Per-hub table in the metrics DB. Filters bots / scanners / utility traffic out of metrics processing. See operations.md for ops use.

A/B parity / bug-for-bug parity

The rewrite's parity contract: the new code's output tables must be byte-identical to the legacy code's output tables for the same input fixtures. Verified by tests/ab/run-all.sh. Preserved even where the legacy had quirks (NULL vs empty-string, implementation-defined ordering with no tie-breaker, etc.) — those are documented and matched.

_findweeks / week-chunking

A legacy pattern from xlogfix_summary.php / xlogfix_domain.php: break a month into ~4 week-sized scans for memory-bounded enrichment. Has a known quirk — each week-chunk starts on the day before the month begins. So July 2025's first chunk runs from 2025-06-30 to 2025-07-07, not from 2025-07-01. Preserved bug-for-bug by the rewrite.

Banker's rounding (the middleware port quirk)

MariaDB's ROUND() on a DOUBLE column uses round-half-to-even (banker's rounding) — ROUND(200.5) → 200. Perl's int($x + 0.5) in xlogfix_middleware_{wall,cpu}.pl is round-half-up — 200.5 → 201. The rewrite uses FLOOR(x + 0.5) instead of ROUND() to mirror the Perl semantics exactly. Caught by the port_middleware A/B test.

gridstat / hctest_ user filter

Two patterns of "test account" excluded from metrics processing across the legacy code. gridstat is an exact-string match (so gridstatx is NOT excluded). hctest% is a LIKE pattern (so hctest, hctest_x, hctestlonger, hctester are all excluded). Preserved bug-for-bug.

Unflushed last session

A legacy quirk in logfix_session.pl: the very last session of each run never gets emitted to websessions if no later row triggers the "session end found" path. Preserved by the rewrite — the port_logfix_session test fixture exercises it explicitly.
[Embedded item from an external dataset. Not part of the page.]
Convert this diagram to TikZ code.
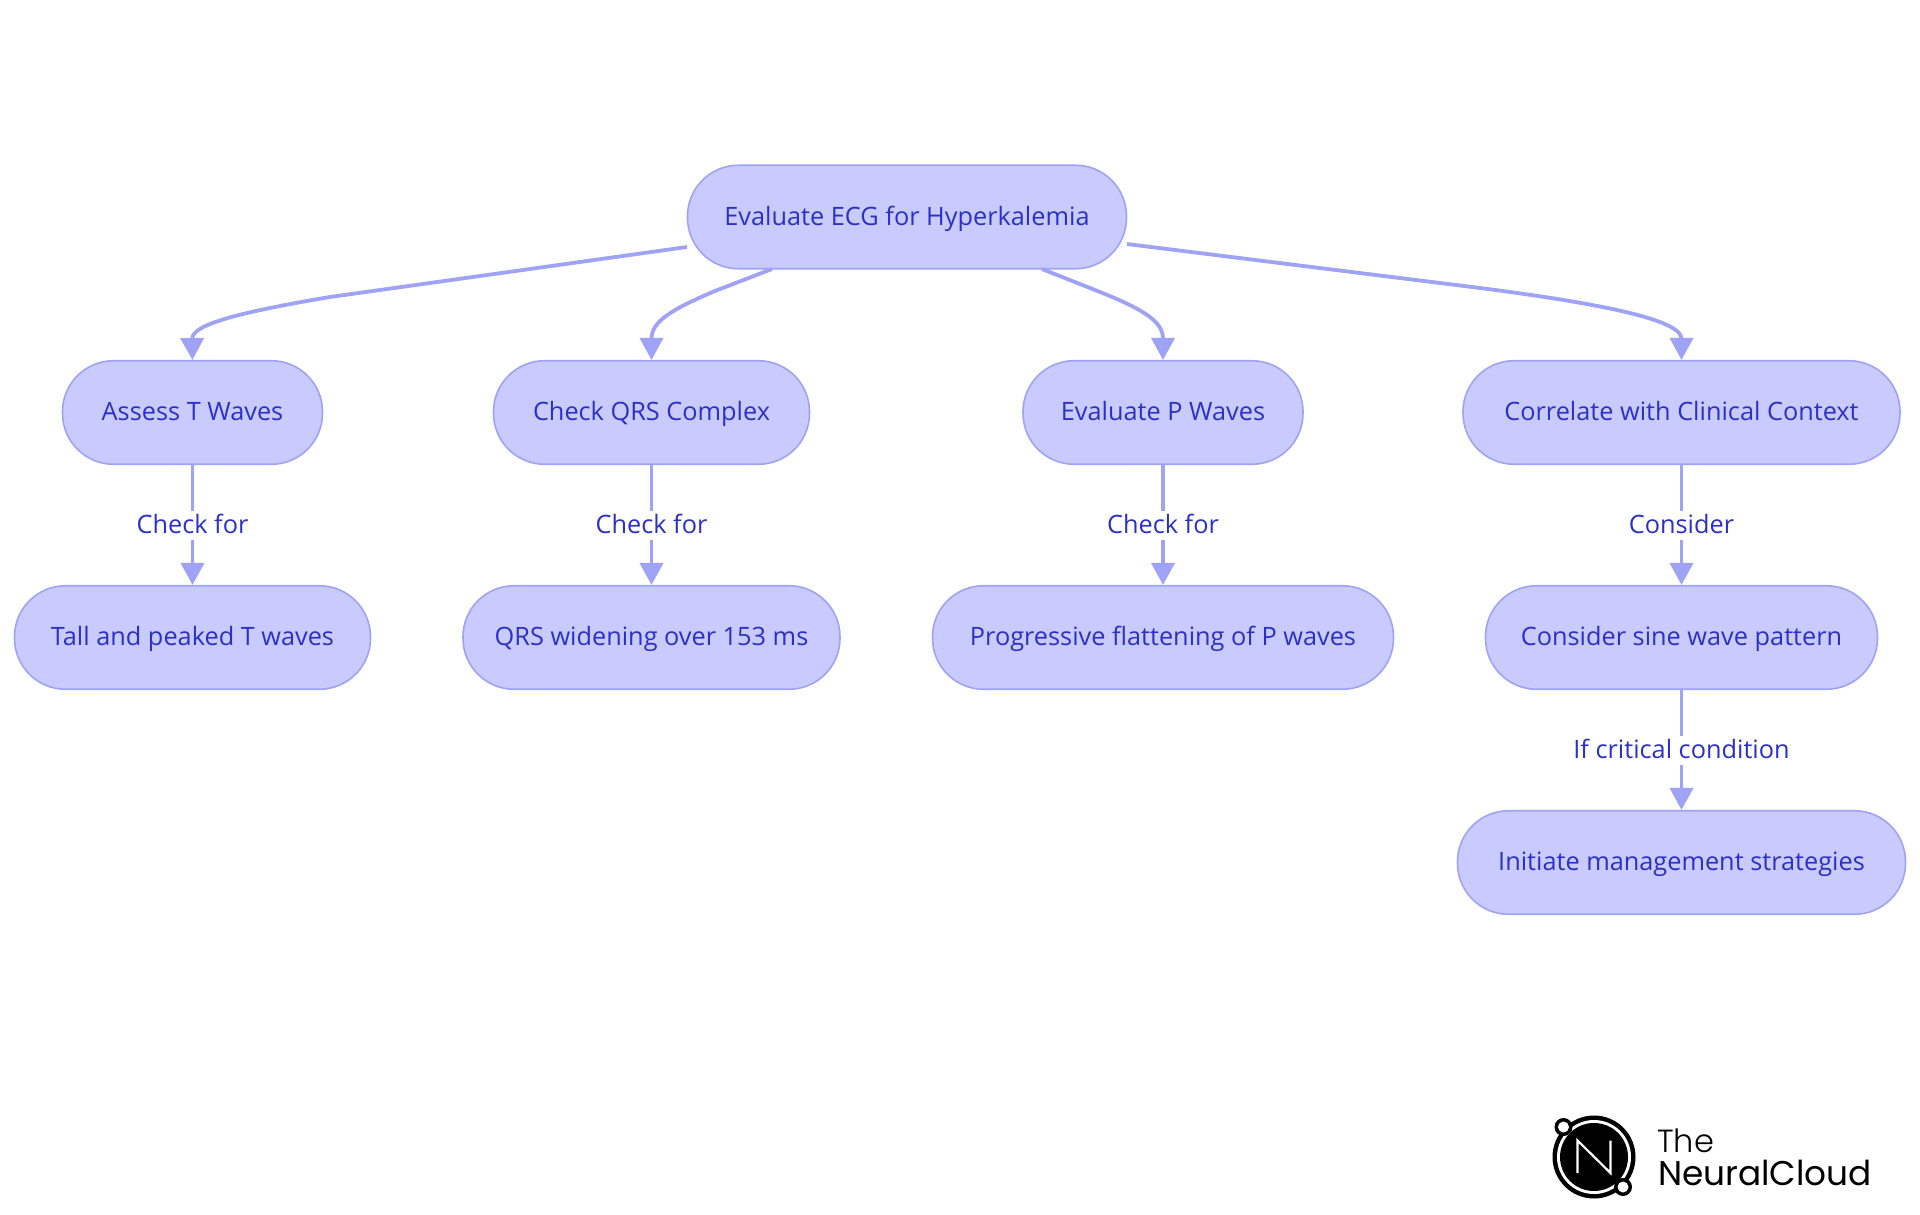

Two paths to MySQL INT rounding

Yet another preserved quirk. The legacy PHP stringifies values before binding into SQL, so MariaDB applies half-away-from-zero rounding when casting a float-string to INT: '488.5' → 489. The Python port's pymysql originally bound Python floats as numeric literals, hitting banker's rounding: 488.5 → 488. The fix: stringify Python floats before binding. Caught by the port_gen_tool_stats A/B test.